Procurad, también, ser agradecidos y leales con el Rector de este Colegio eclesiástico, con los formadores y con vuestros colegas. Dejadme que os insista: colaborad con quienes dirigen este Seminario, pues están a vuestro servicio y saben que gobernar es servir, también cuando el servicio requiere la fortaleza de corregir o de proponer objetivos más altos, si fuera necesario. Os aseguro que todos rezan a diario por vuestra fidelidad al Señor.

Queridísimos, considerad cómo en la construcción de esta iglesia se han utilizado también materiales viejos que, elaborados y transformados, parecen completamente nuevos. También nosotros, movidos por el soplo del Espíritu que renueva todas las cosas[15], debemos renovar constantemente nuestra inteligencia y nuestro corazón, para que puedan ser habitación digna de la Santísima Trinidad.
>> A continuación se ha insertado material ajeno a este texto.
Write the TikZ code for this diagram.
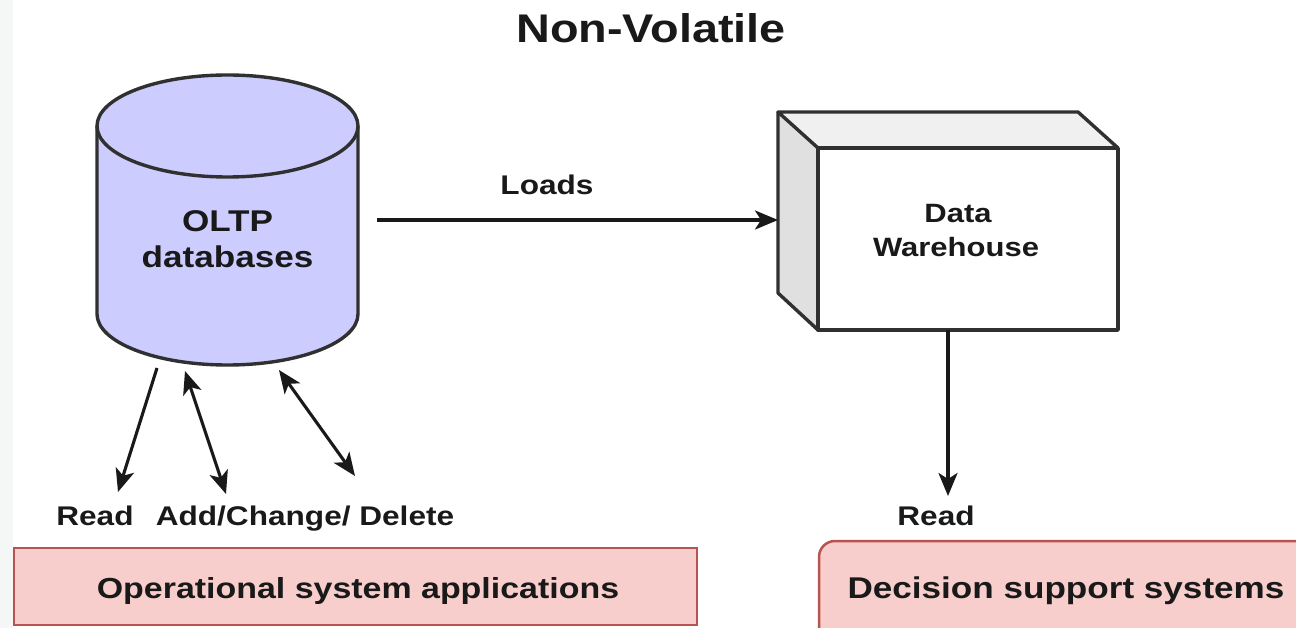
\documentclass[tikz,border=0pt]{standalone}
\usepackage{fontspec}
\setmainfont{Liberation Sans}
\usetikzlibrary{arrows.meta}
\definecolor{cylfill}{RGB}{204,204,255}
\definecolor{pinkfill}{RGB}{248,206,204}
\definecolor{pinkdraw}{RGB}{184,84,80}
\definecolor{stripgray}{RGB}{245,246,246}
\definecolor{topgray}{RGB}{240,240,240}
\definecolor{sidegray}{RGB}{224,224,224}
\definecolor{txt}{RGB}{25,25,25}
\tikzset{
  lbl/.style={inner sep=0pt, text=txt, xscale=1.17, anchor=base},
  conn/.style={line width=3.1pt, draw=txt},
  tip/.tip={Stealth[length=23pt,width=19pt,inset=6pt]},
  shapeline/.style={line width=3.4pt, draw=txt!90, line join=round},
}
\begin{document}
\begin{tikzpicture}[x=1pt,y=-1pt]
\useasboundingbox (0,0) rectangle (1296,628);
\fill[stripgray] (0,0) rectangle (13,628);

% title
\node[lbl, font=\bfseries\fontsize{40}{48}\selectfont] (title) at (651,43) {Non-Volatile};

% cylinder
\fill[cylfill] (97,126) -- (97,314) arc[start angle=180, end angle=0, x radius=130.5, y radius=51]
  -- (358,126) arc[start angle=0, end angle=-180, x radius=130.5, y radius=51] -- cycle;
\draw[shapeline] (97,126) -- (97,314) arc[start angle=180, end angle=0, x radius=130.5, y radius=51]
  -- (358,126) arc[start angle=0, end angle=-180, x radius=130.5, y radius=51] -- cycle;
\draw[shapeline] (97,126) arc[start angle=180, end angle=0, x radius=130.5, y radius=51];
\node[inner sep=0pt, minimum width=261pt, minimum height=290pt] (oltp) at (227.5,220) {};
\node[lbl, font=\bfseries\fontsize{30}{36}\selectfont] (oltpA) at (227.5,232) {OLTP};
\node[lbl, font=\bfseries\fontsize{30}{36}\selectfont] (oltpB) at (227.5,268) {databases};

% data warehouse cube
\fill[topgray] (778,112) -- (1078,112) -- (1118,148) -- (818,148) -- cycle;
\fill[sidegray] (778,112) -- (818,148) -- (818,330) -- (778,293) -- cycle;
\node[inner sep=0pt, minimum width=300pt, minimum height=182pt, fill=white, shapeline] (dw) at (968,239) {};
\draw[shapeline] (818,148) -- (778,112) -- (1078,112) -- (1118,148);
\draw[shapeline] (778,112) -- (778,293) -- (818,330);
\node[lbl, font=\bfseries\fontsize{26.5}{31}\selectfont] (dwA) at (958,223) {Data};
\node[lbl, font=\bfseries\fontsize{26.5}{31}\selectfont] (dwB) at (956,257) {Warehouse};

% loads
\coordinate (loadsS) at (377,220);
\coordinate (loadsE) at (778,220);
\draw[conn, -{tip}] (loadsS) -- (loadsE);
\node[lbl, font=\bfseries\fontsize{27}{32}\selectfont] (loads) at (547,195) {Loads};

% left arrows
\coordinate (r1a) at (157,368); \coordinate (r1b) at (118,492);
\coordinate (r2a) at (185,371); \coordinate (r2b) at (226,494);
\coordinate (r3a) at (279,370); \coordinate (r3b) at (355,476);
\draw[conn, -{tip}] (r1a) -- (r1b);
\draw[conn, {tip}-{tip}] (r2a) -- (r2b);
\draw[conn, {tip}-{tip}] (r3a) -- (r3b);
\node[lbl, font=\bfseries\fontsize{27}{32}\selectfont] (readL) at (95,525) {Read};
\node[lbl, font=\bfseries\fontsize{27}{32}\selectfont] (acd) at (305,525) {Add/Change/ Delete};

% right arrow
\coordinate (dwS) at (948,330);
\coordinate (readTip) at (948,496);
\draw[conn, -{tip}] (dwS) -- (readTip);
\node[lbl, font=\bfseries\fontsize{27}{32}\selectfont] (readR) at (936,525) {Read};

% bottom boxes
\node[inner sep=0pt, minimum width=683pt, minimum height=77pt, fill=pinkfill, draw=pinkdraw, line width=2.5pt] (opbox) at (355.5,586.5) {};
\node[lbl, font=\bfseries\fontsize{29}{35}\selectfont] (optext) at (358,598) {Operational system applications};
\draw[fill=pinkfill, draw=pinkdraw, line width=2.5pt, rounded corners=16pt] (819,660) -- (819,541) -- (1320,541) -- (1320,660);
\node[inner sep=0pt, minimum width=501pt, minimum height=119pt] (dsbox) at (1069.5,600) {};
\node[lbl, font=\bfseries\fontsize{30}{36}\selectfont] (dstext) at (1066,598) {Decision support systems};
\end{tikzpicture}
\end{document}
Pidamos a nuestra Madre Santa María, Sedes Sapientiæ, que nos enseñe a comprender la sabiduría de la Cruz, para convertirnos —en Roma y después en todo el mundo— en adoradores en espíritu y verdad, como los que el Padre busca siempre. Así sea.

[1] Salmo Responsorial (Sal 94, 1-2).

[2] Prefacio de la Dedicación de una iglesia.

[3] Primera lectura (cfr. 1 Re 8, 27).

[4] Cfr. Sal 94, 8.

[5] Cfr. Hb 4, 12.

[6] Evangelio Jn 4, 10.

[7] Segunda lectura (cfr. Ap 21, 5).

[8] Ibid 3.

[9] BEATO JOSEMARÍA ESCRIVÁ DE BALAGUER, Homilía Lealtad a la Iglesia, 4-VI-1972.

[10] Evangelio (cfr. Gv 4, 23-24).

[11] JUAN PABLO II, Don y misterio, p. 104.

[12] JUAN PABLO II, Via Crucis, Viernes Santo 2000, II Estación.

[13] Cfr. ÁLVARO DEL PORTILLO, Sacerdotes para una nueva evangelización en "Consagración y misión del sacerdote", pp. 195 y ss.

[14] Cfr. 1 Pt 2, 5.

[15] Evangelio (cfr. Ap 21, 4-5).

Romana, n. 30, Enero-Junio 2000, p. 51-54.